The rebrand of sorts may simply be because the Carters just don’t care about public perception anymore. At one point on their new album, Beyonce literally says “I don’t give a damn about the fame,” and later she scoffs at the idea of metrics like Spotify numbers being capable of quantifying her success. It may be true, the Carters may be larger than life, and the numbers may be useless in calculating their relevance. Their numbers have generally trended down, as the projected first-week sales numbers for Everything Is Love would be the lowest of Beyonce’s career and near the bottom of JAY’s catalog, below their competition like Drake, Rihanna, Kendrick Lamar and others.
Still, they continue to make money hand over fist, maximizing their profits through savvy business endeavors like JAY’s “million sold before the album out” loophole sales of several albums. Or massive touring deals that guarantee massive payouts despite dwindling ticket sales. Much like JAY’s 4:44 Tour, the couple’s second On The Run Tour has yet to sell out, even as the tour is underway. Face value tickets from official vendors are still available for even the best seats at multiple stops, and even more are available on the secondary market. But that hasn’t stopped the couple from adding new dates, and Beyonce remains one of the few artists alive capable of filling stadiums on a worldwide tour.
The use of no ploys to goose sales for Everything Is Love is possibly another layer of their new “I don’t give a f*ck” theology, spitting in the face of the standards surrounding them.
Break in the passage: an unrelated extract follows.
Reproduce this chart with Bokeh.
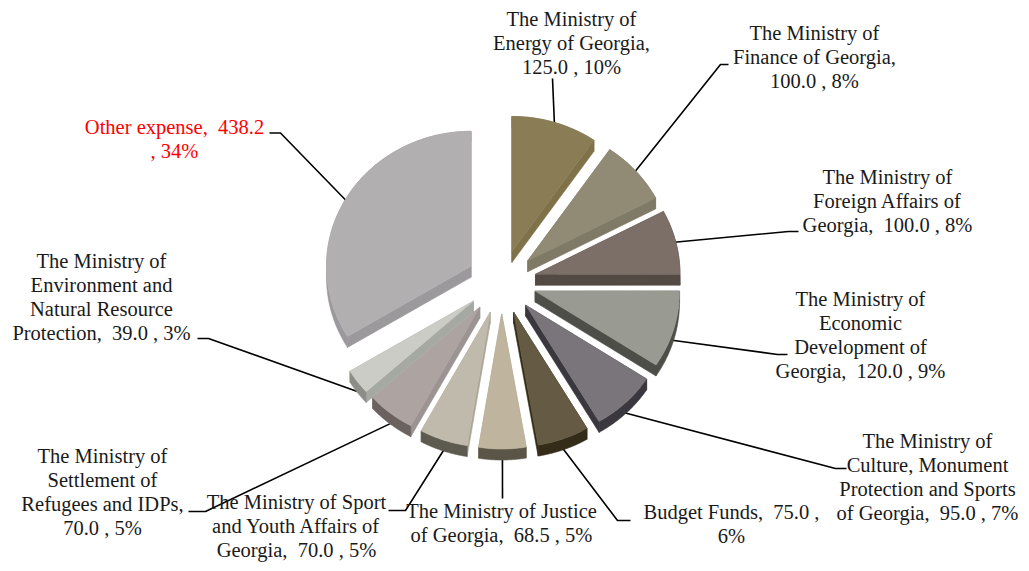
import numpy as np
from bokeh.core.properties import value
from bokeh.embed import file_html
from bokeh.models import ColumnDataSource
from bokeh.plotting import figure
from bokeh.resources import INLINE

# Budget items, clockwise from twelve o'clock
amounts = [125.0, 100.0, 100.0, 120.0, 95.0, 75.0, 68.5, 70.0, 70.0, 39.0, 438.2]

# Wrapped label text; {v} is replaced by "amount , share%"
GAP = "\u00a0\u00a0"
label_lines = [
    ["The Ministry of", "Energy of Georgia,", "{v}"],
    ["The Ministry of", "Finance of Georgia,", "{v}"],
    ["The Ministry of", "Foreign Affairs of", "Georgia," + GAP + "{v}"],
    ["The Ministry of", "Economic", "Development of", "Georgia," + GAP + "{v}"],
    ["The Ministry of", "Culture, Monument", "Protection and Sports", "of Georgia," + GAP + "{v}"],
    ["Budget Funds," + GAP + "{a} ,", "{p}"],
    ["The Ministry of Justice", "of Georgia," + GAP + "{v}"],
    ["The Ministry of Sport", "and Youth Affairs of", "Georgia," + GAP + "{v}"],
    ["The Ministry of", "Settlement of", "Refugees and IDPs,", "{v}"],
    ["The Ministry of", "Environment and", "Natural Resource", "Protection," + GAP + "{v}"],
    ["Other expense," + GAP + "{a}", ", {p}"],
]
label_x = [571, 814, 887, 860, 927, 731, 501, 296, 102, 101, 174]
label_y = [18, 32, 176, 298, 440, 511, 510, 501, 455, 260, 126]
label_colors = ["#1a1a1a"] * 10 + ["#ff0000"]

# Slice colours: top face, outer rim, cut faces
top_colors = ["#8a7d56", "#918a74", "#7b6f68", "#999a91", "#7a757a", "#655a44",
              "#bfb49d", "#bfbaab", "#ada3a0", "#ccccc6", "#b2afb1"]
rim_colors = ["#7f7248", "#7f7a66", "#544a44", "#4d4e48", "#3a383e", "#342c18",
              "#5b5548", "#5d5a50", "#6b625f", "#8d8d87", "#9b999b"]
cut_colors = ["#7f7248", "#7f7a66", "#544a44", "#4d4e48", "#3a383e", "#342c18",
              "#a59c88", "#a9a597", "#9c9492", "#a6a8a2", "#9b999b"]

# Leader line waypoints after the point where each line leaves its slice
leader_paths = [
    [(552, 78)],
    [(720, 64), (728, 64)],
    [(788, 231), (798, 231)],
    [(777, 354), (787, 354)],
    [(835, 468), (846, 468)],
    [(617, 520), (630, 520)],
    [(502, 498)],
    [(405, 510), (388, 510)],
    [(205, 511), (188, 511)],
    [(208, 338), (197, 338)],
    [(280, 132.5), (269, 132.5)],
]

CX, CY = 501.0, 281.5
RX, RY = 144.5, 135.0
EXPLODE_X, EXPLODE_Y = 35.0, 32.0
DEPTH = 11.0
DRAW_ORDER = [10, 0, 1, 2, 3, 4, 5, 6, 7, 8, 9]

total = sum(amounts)
edges = np.concatenate([[0.0], np.cumsum(amounts)]) / total * 2 * np.pi

p = figure(width=1029, height=571, x_range=(0, 1029), y_range=(571, 0),
           output_backend="svg", toolbar_location=None, min_border=0)
p.axis.visible = False
p.grid.visible = False
p.outline_line_color = None
p.background_fill_color = "#ffffff"

apexes = []
for i in range(len(amounts)):
    mid = (edges[i] + edges[i + 1]) / 2
    apexes.append((CX + EXPLODE_X * np.sin(mid), CY - EXPLODE_Y * np.cos(mid)))

# Leader lines sit underneath the slices and start at each slice's mid-angle rim
for i, path in enumerate(leader_paths):
    mid = (edges[i] + edges[i + 1]) / 2
    ax, ay = apexes[i]
    sx = ax + RX * np.sin(mid) * 0.99
    sy = ay - RY * np.cos(mid) * 0.99 + (DEPTH if np.cos(mid) < 0 else 0)
    xs = [sx] + [q[0] for q in path]
    ys = [sy] + [q[1] for q in path]
    p.line(xs, ys, line_color="#000000", line_width=1.6)

# Extruded slices, each built from its angular span
px, py, fills = [], [], []
def add(xs, ys, color):
    px.append(list(xs))
    py.append(list(ys))
    fills.append(color)

for i in DRAW_ORDER:
    a, b = edges[i], edges[i + 1]
    ax, ay = apexes[i]
    t = np.linspace(a, b, 60)
    rx = ax + RX * np.sin(t)
    ry = ay - RY * np.cos(t)
    for ex, ey in ((rx[0], ry[0]), (rx[-1], ry[-1])):
        add([ax, ex, ex, ax], [ay, ey, ey + DEPTH, ay + DEPTH], cut_colors[i])
    add(np.r_[rx, rx[::-1]], np.r_[ry, ry[::-1] + DEPTH], rim_colors[i])
    add(np.r_[ax, rx], np.r_[ay, ry], top_colors[i])

p.patches(px, py, fill_color=fills, line_color=fills, line_width=0.6)

# Wrapped labels, one text row per line
tx, ty, tt, tc = [], [], [], []
for i, lines in enumerate(label_lines):
    amount = f"{amounts[i]:.1f}"
    share = f"{round(amounts[i] / total * 100)}%"
    for j, line in enumerate(lines):
        tx.append(label_x[i])
        ty.append(label_y[i] + j * 24)
        tt.append(line.format(v=f"{amount} , {share}", a=amount, p=share))
        tc.append(label_colors[i])

p.text(x="x", y="y", text="t", text_color="c",
       source=ColumnDataSource(dict(x=tx, y=ty, t=tt, c=tc)),
       text_font=value("Liberation Serif"), text_font_size="20.5px",
       text_align="center", text_baseline="middle")

open("out.html", "w").write(file_html(p, INLINE))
Much like Beyonce scoffs at numbers, JAY does the same on the album’s single “Ape Shit,” rebuking otherwise major honors like performing at the Super Bowl and winning Grammys.
For the Carters, the couple often viewed as the absolute peak of their respective musical food chains, they seemed to have determined the numbers don’t matter and there’s no need tending to them anymore or jumping through hoops to inflate them. They don’t release their Tidal numbers. They drop their album a day and a half after the weekly cycle begins, keep it exclusive for a few days, and only allow certain Spotify users to hear it. They do what they want, they don’t care about the perceived “right” way of doing things and they simply don’t care how vulnerable it appears to make them look.
Or, the rebrand is because they do care about public perception, and they know in the era of social media and celebrities live streaming their entire lives to their fans, that same vulnerability that they’re displaying is the endearing magic they need to maintain their status atop music’s mountain. Equally massive megastar Will Smith recently took the dive into the new world of celebrity accessibility as well, turning his Instagram account into a phenomenon in the process. In one video, Smith explains that he didn’t open up previously because in the past he believed “to be a movie star you needed mystery and separation.”
Maybe the Carters have come to understand, much like Will, that the world wants more of them, and they want them to be normal like everybody else. Their public moves are always calculated, and that calculation is what has fortified their legacies as they both enter their third decades in the limelight.
Maybe Bey and JAY don’t care about fame, but they clearly care about perception. It’s why her Instagram account is such a carefully curated piece of artistry, rather than just a series of selfies and goofy captions. This is why every one of their rare, public appearances is a spectacle, with manicured optics and meticulous planning of everything from hair color and length, to whether or not any of their children are present and of course, the clothes they wear.
It’s impossible to know their motives, or who they’re looking to impress. It could simply be themselves, or maybe they feel they owe it to their fans to maintain the standard they’ve set for so long. Generally, their closest peers bow down to them and celebrate their every move. Harsh criticism is scarce, both because of their exceptionally polished work and because of their revered status. Beyonce’s BeyHive is the most relentless of all fan bases on the internet, and JAY’s following can be ravenous as well.
It’s all a magic trick though, because we don’t truly know the Carters - we only know the versions of them that they show us when the cameras are on. Still, it’s working, as the couple that hid their marriage from the public light for so long now seems more human than they ever have. The shocking fiasco in the elevator may have been the tipping point they needed to fully commit to this transformation.
Parts of their lives were always going to get out, there’s no avoiding that for a family under the microscope and facing so much scrutiny. They’ve been proactive in that way, and it’s allowed them to control the narratives that surround their every move. JAY cheated? Now "Becky with the good hair" is a catchphrase that has entered the lexicon of pop culture.
The message they’re projecting is clearer than ever. Yup, The Carters are just like us. Can you see it? Look, they’re raising their kids as best they can, fighting like an old married couple and then at the end of the day they lay in the bed next to each other and get through it all anyway, because that’s what committed, married couples do.
Yup, The Carters are just like us, give or take a billion more dollars or so.